Should math professor force students to use $180 textbook, written by his boss? - tokenadult
http://www.ocregister.com/articles/bourget-688288-math-book.html
======
devnonymous
This is sad and is symptomatic of how broken the education systems are, not
just in the US but in many parts of the world.

Going slightly off-topic (or rather accelerating the discussion a bit): I
personally feel that fixing these issues in higher education will not be
solved by MOOCs or 'democratization' of access to university level education.
The change will have to come from industry. Until the current age of
connectivity university grades/degrees/certificates etc were the easiest way
to gauge a person's abilities and suitability for a job (especially when the
person did not have or could not prove, prior experience) and they do act as a
filter (unless you live in complete denial about reality). However, I don't
think that it needs to be so. I wonder, how can we replace this (admittedly
flawed, although working well for the most part) filter of educational
qualifications ?

------
pitaa
It's rather ironic; as I student I don't think I ever had a bad experience
when professors selected books OTHER than the latest edition Pearson/McGraw
was hawking.
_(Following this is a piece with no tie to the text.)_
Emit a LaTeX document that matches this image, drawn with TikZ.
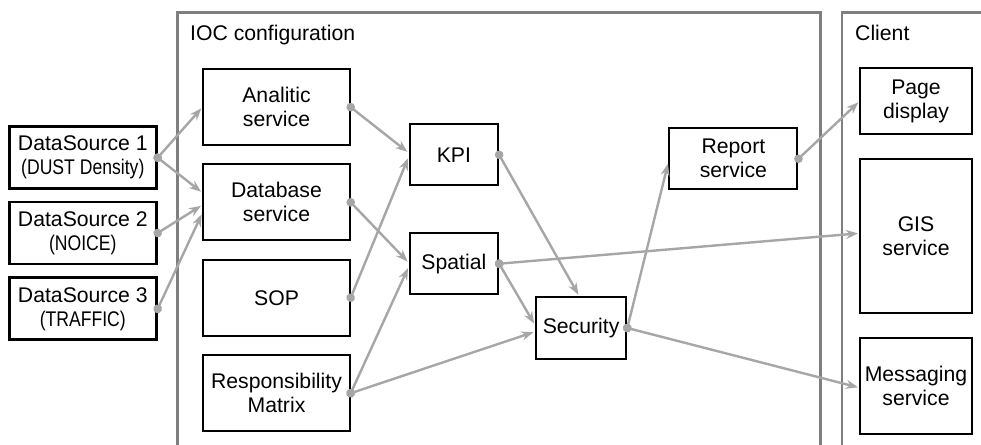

It meant that they actually put some effort into the course,
rather than just taking the materials from the publisher and making it up at
they went along.

------
ZeroGravitas
There's a slight change in emphasis in the title in this shorter version, the
professor in this case is trying to fight this scam, but being overrules by
the boss who wrote the book. Kudos to him for fighting this.

------
coreyp_1
Should he? No. Can he? Evidently.

The ethics here are fetid.